On 19/09/2013 17:58, Andrei Alexandrescu wrote:
On 9/19/13 1:25 AM, Russel Winder wrote:
Java is no longer under-performant compared to C, C++, Fortran, D, Go,
Rust. Check the benchmarks.

Hmmm, this is not established wisdom and the glib "check the benchmarks"
doesn't quite help.

Java has gotten on par with C and C++ for raw performance of "straight"
code (numerics, I/O etc). I've seen such. Java seems to have issues
involving layout control, which is an important influencer of
performance in computing nowadays.

Clearly the Java community has amassed a nice bag of tricks regarding
performance optimization (parallel arrays, hoisting allocations, etc)
but systems compilers and techniques have also made solid progress. When
it comes to getting "all" performance, the C model is where it's at.


Andrei


I was about to say something similar. Java is no longer under-performant to C/C++, etc., for a *certain* class of applications only. Applications that mainly do data manipulation, I/O, etc., because the JIT will (eventually) compile the Java bytecode to native code. So Java really is not behind because of being VM-based instead of fully native-based.

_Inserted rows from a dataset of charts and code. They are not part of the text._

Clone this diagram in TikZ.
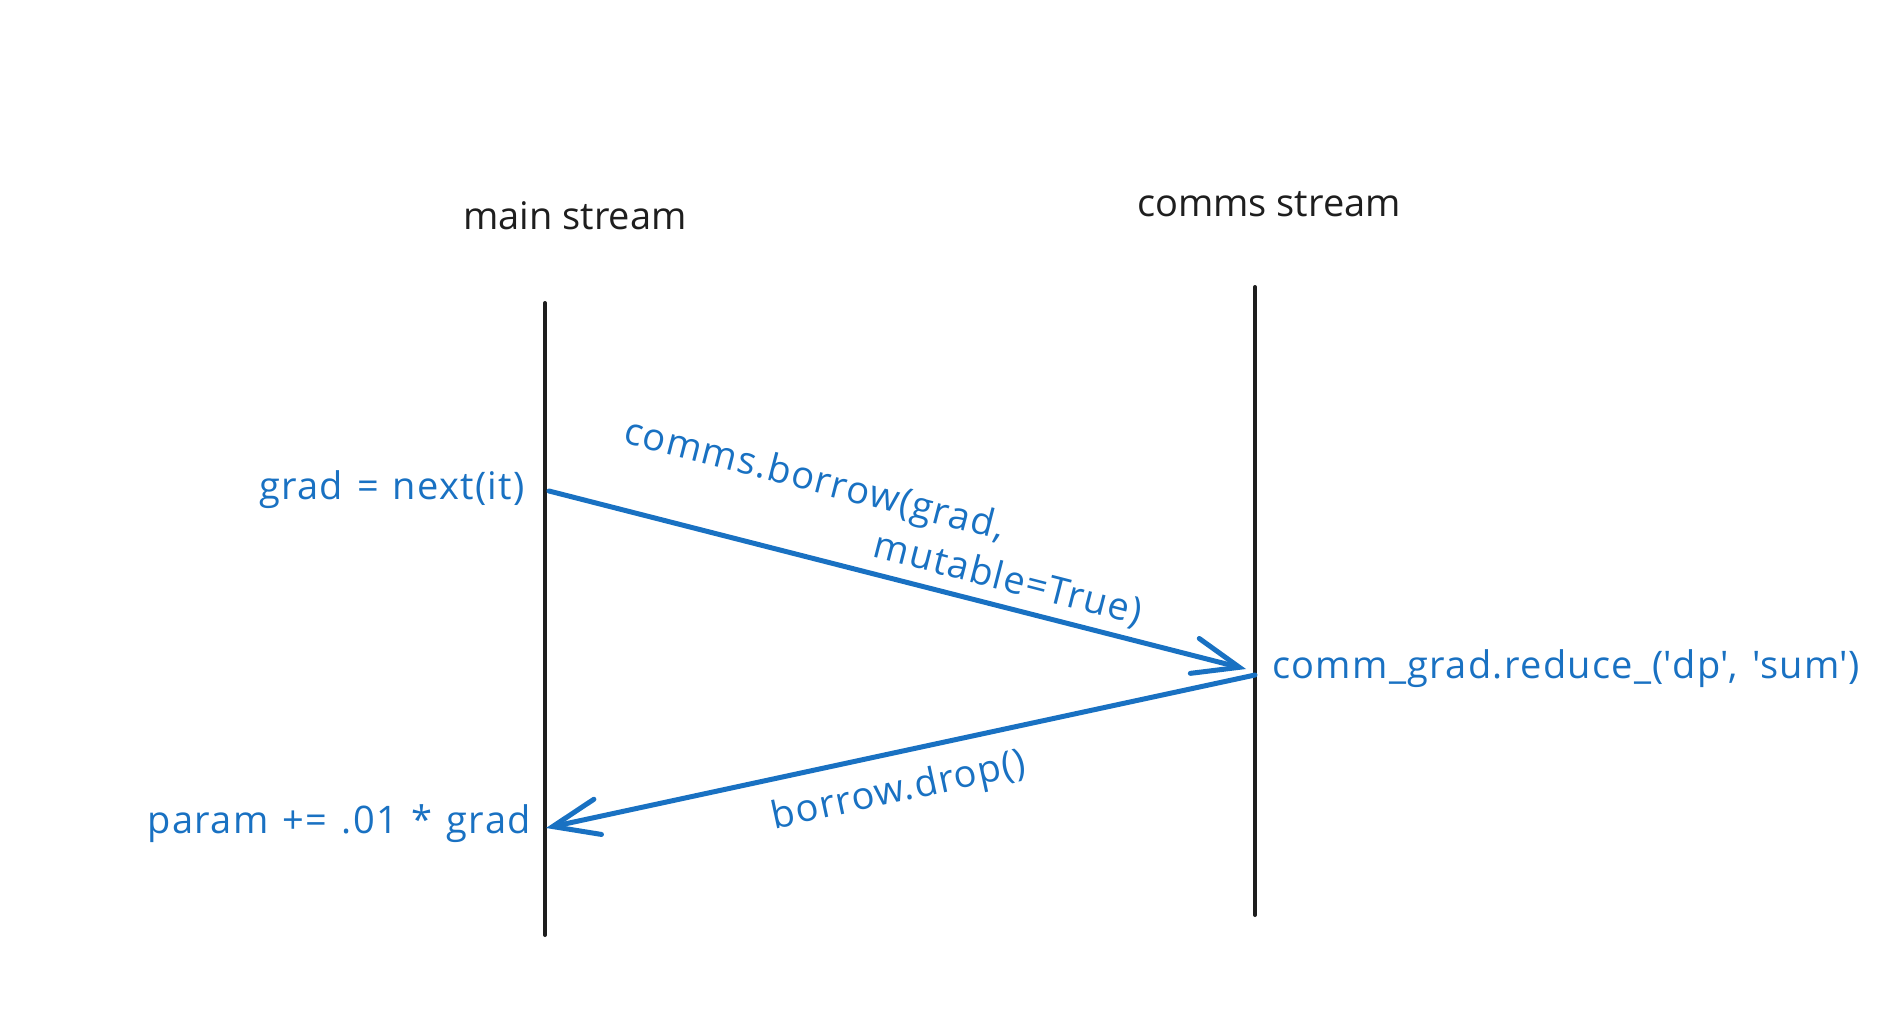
\documentclass[tikz,border=0pt]{standalone}
\usepackage{fontspec}
\setmainfont{Open Sans}
\newfontfamily\codefont[LetterSpace=3.5,WordSpace=1.25]{Open Sans}
\usetikzlibrary{arrows.meta}
\definecolor{inkblue}{HTML}{1971C2}
\definecolor{inkblack}{HTML}{1E1E1E}
\tikzset{
  lifeline/.style={draw=inkblack, line width=4pt, line cap=round},
  msgarrow/.style={draw=inkblue, line width=5pt, line cap=round,
    -{Straight Barb[length=46pt,width=36pt,line cap=round]}},
  head/.style={text=inkblack, font=\fontsize{38}{44}\selectfont, inner sep=0pt},
  code/.style={text=inkblue, font=\codefont\fontsize{38}{44}\selectfont, inner sep=0pt},
}
\begin{document}
\begin{tikzpicture}[x=1pt,y=-1pt]
\useasboundingbox (0,0) rectangle (1900,1030);
% headers
\node[head] (mainh) at (575,216) {main stream};
\node[head] (commh) at (1269,204) {comms stream};
% lifelines
\coordinate (mtop) at (545,303);
\coordinate (mbot) at (545,935);
\coordinate (ctop) at (1255,287);
\coordinate (cbot) at (1255,915);
\draw[lifeline] (mtop) -- (mbot);
\draw[lifeline] (ctop) -- (cbot);
% message points
\coordinate (m1) at (549,491);
\coordinate (c1) at (1246,669);
\coordinate (c2) at (1255,675);
\coordinate (m2) at (546,828);
\draw[msgarrow] (m1) -- (c1);
\draw[msgarrow] (c2) -- (m2);
% side texts
\node[code, anchor=east] (gradt) at (525,490) {grad = next(it)};
\node[code, anchor=west] (redt) at (1272,669) {comm\_grad.reduce\_(\textquotesingle dp\textquotesingle, \textquotesingle sum\textquotesingle)};
\node[code, anchor=east] (paramt) at (531,824) {param += .01 * grad};
% arrow labels
\node[code, rotate=-14.4] (borrowt) at (814,482) {comms.borrow(grad,};
\node[code, rotate=-14.4] (mutt) at (1008,580) {mutable=True)};
\node[code, rotate=12.2] (dropt) at (899,792) {borrow.drop()};
\end{tikzpicture}
\end{document}
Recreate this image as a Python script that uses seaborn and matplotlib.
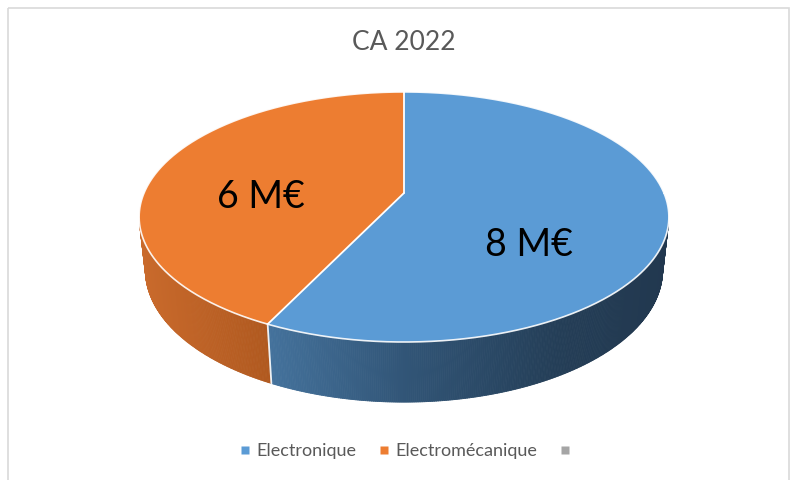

Generally though, I would still say Java is under-performant compared to C/C++, etc., although I would say it's mainly due to lack of optional manual memory management. Or lack of value-types (which in a way, are a form of memory management). I didn't think layout control would be a major issue, except for a very specific type of applications, no? That seems like a very low level optimization.